オルガノポリシロキサン・ガラスコーティングの特質


    無機骨格と伴に有機表面が表出する。
    • 無機汚れ(ウォータースポット、別名イオンデポジット)が固着しにくくなった。
    • 撥水性=疎水性を高めたり低くしたりすることができるため、高撥水化や親水傾向(低撥水化)にするなど目的に応じたコーティング表面が形成できる。反応性(硬化)がマイルドで硬化特性の制御が可能である。
    • 硬度を高めつつも柔軟性を付与することができ、目的に応じた膜厚を形成できる。
    • 手塗が可能であり、特別な設備を必要とせずに塗布作業ができる。高分子であるため有害な有機溶剤(キシレンやトルエンなど)に溶解する必要がある。
    • ガラス化成分含有量が少なく膜厚が薄くなる傾向にある。
    • 塗装だけでなく人体・地球環境に有害である。
    • 有機溶剤を排気する設備が必要であるため設備コストに影響する。

    オルガノポリシロキサンはポリシラザンの課題を克服できたのか?
    高分子シランのなかでもオルガノポリシロキサンは、有機無機ハイブリッド化により、ポリシラザン(ペルヒドロポリシラザン)の下記の課題に対して改善ができていることと、できていないことがあります。

    課題改善点
    ポリシラザンは親水性表面しかできず親水性維持ができない。
    • 無機有機ハイブリッド被膜により被膜性状を変化(低撥水~高撥水)させることができるようになった。
    • 硬化特性が制御できないため施工が難しく高コストである。
    • 硬化速度を制御でき、スプレーガンだけではなく手塗が可能となった。
    • 硬度を制御できないため、膜厚を極端に薄くする必要があり擦過傷の保護性能が劣る。
    • 被膜の硬度と柔軟性をバランス制御できるため厚膜化が可能となった。
    • 硬化過程において有害なアンモニアガスを発し安全性環境性保全のためのコストがかかる。
    • 硬化架橋において発生するガスはアルコールであるため副生物の安全性が高まった。

    課題として残った点
    オルガノポリシロキサンもポリシラザンと同じく高分子であるため、ガラスコーティング剤として製品化するには有害な有機溶剤に溶解して使用する必要があり、溶剤添加によりガラス化成分含有量が少なくなることのほか、塗装への悪影響や安全性・環境性を保全する設備コストがかかる影響が残っております。

    (参考) ガラスコーティングの比較
    http://coating.th-angel.com/2014/03/blog-post_12.html




    新しいガラスコーティング剤:低分子シラン・ガラスコーティングとは

    低分子シランはクロロシランを出発原料とし、ひとつの分子内に複数の有機官能基と加水分解性のアルコキシ基を同時に含有し、脱水架橋により非晶質(アモルファス)ガラス被膜を形成するものです。

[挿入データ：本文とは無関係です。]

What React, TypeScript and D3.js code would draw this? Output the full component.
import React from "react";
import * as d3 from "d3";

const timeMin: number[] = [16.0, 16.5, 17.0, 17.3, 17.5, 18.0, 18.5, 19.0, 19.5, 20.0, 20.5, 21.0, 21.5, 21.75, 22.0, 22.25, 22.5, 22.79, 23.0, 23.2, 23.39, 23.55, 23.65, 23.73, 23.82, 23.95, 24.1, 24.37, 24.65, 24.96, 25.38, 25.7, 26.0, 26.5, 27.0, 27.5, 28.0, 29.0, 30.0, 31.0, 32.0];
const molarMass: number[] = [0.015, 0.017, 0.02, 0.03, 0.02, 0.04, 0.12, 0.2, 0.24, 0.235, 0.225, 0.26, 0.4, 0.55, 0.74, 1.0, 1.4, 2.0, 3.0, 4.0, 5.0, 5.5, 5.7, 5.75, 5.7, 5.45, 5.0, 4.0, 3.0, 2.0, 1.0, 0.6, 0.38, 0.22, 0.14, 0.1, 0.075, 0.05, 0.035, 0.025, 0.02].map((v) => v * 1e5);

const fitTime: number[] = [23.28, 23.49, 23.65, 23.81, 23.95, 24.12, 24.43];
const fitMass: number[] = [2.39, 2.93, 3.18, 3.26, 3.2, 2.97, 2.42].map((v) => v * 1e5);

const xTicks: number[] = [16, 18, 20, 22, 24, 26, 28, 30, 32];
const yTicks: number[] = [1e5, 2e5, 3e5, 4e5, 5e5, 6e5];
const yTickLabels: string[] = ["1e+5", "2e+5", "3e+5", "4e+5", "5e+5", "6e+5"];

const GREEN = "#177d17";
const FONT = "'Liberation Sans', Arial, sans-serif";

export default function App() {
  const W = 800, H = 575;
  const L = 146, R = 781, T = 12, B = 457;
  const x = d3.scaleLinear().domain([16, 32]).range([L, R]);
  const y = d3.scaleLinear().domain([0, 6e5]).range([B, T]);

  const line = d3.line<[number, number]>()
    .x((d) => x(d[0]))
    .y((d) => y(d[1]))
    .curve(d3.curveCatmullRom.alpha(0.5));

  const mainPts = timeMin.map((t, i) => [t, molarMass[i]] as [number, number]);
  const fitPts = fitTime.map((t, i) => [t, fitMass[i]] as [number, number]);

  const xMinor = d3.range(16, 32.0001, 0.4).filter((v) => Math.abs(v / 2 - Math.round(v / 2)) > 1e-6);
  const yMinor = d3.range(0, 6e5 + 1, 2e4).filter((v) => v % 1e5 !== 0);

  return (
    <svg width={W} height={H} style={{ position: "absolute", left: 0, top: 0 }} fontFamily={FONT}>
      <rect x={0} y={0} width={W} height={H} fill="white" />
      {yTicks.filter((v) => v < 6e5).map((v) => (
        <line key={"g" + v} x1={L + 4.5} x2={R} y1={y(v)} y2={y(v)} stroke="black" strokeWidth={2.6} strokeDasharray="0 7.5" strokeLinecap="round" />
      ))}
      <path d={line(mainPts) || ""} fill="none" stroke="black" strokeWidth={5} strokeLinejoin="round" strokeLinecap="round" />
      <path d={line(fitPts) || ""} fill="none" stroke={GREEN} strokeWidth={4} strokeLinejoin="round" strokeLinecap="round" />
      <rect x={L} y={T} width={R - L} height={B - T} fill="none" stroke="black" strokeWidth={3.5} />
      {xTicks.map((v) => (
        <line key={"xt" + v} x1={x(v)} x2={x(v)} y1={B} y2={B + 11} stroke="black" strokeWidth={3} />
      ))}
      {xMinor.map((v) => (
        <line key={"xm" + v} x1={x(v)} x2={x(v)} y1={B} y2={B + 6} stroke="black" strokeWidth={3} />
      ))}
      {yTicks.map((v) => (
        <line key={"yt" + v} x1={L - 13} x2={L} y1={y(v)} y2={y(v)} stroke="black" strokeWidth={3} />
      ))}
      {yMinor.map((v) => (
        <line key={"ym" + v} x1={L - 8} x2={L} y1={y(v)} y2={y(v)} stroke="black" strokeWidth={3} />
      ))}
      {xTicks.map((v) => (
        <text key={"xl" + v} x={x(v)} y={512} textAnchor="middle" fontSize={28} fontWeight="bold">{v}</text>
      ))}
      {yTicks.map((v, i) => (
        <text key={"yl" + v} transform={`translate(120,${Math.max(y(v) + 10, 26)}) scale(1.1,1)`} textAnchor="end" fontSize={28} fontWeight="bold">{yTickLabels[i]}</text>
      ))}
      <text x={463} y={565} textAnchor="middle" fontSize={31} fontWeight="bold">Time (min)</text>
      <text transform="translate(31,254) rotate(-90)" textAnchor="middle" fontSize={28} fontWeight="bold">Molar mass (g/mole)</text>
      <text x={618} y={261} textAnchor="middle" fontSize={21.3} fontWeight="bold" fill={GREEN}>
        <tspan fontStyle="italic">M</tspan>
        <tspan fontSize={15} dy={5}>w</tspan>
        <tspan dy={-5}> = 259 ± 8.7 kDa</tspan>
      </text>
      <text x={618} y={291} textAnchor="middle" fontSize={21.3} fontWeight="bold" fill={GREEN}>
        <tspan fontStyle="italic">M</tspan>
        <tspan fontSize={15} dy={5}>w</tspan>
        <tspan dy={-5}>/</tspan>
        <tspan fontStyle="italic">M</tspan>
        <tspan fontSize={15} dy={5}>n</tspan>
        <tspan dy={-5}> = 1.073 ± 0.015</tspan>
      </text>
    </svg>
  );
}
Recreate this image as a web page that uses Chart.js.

    従来のシラノール基を有する高分子オルガノポリシロキサンとの違いは下記のとおりです。 


      • 塗装面や樹脂などの多種類の有機物と強力に化学結合する多官能基と、ガラスや金属など無機物と強力に化学結合する加水分解性アルコキシ基を併せ持つ。
      • 100%機能部化による低分子量液体が構成可能である(高濃度ガラス化成分含有、無溶剤化が可能)。
      • 揮発性のシラノール基を含有しないため保存性・安定性が高い。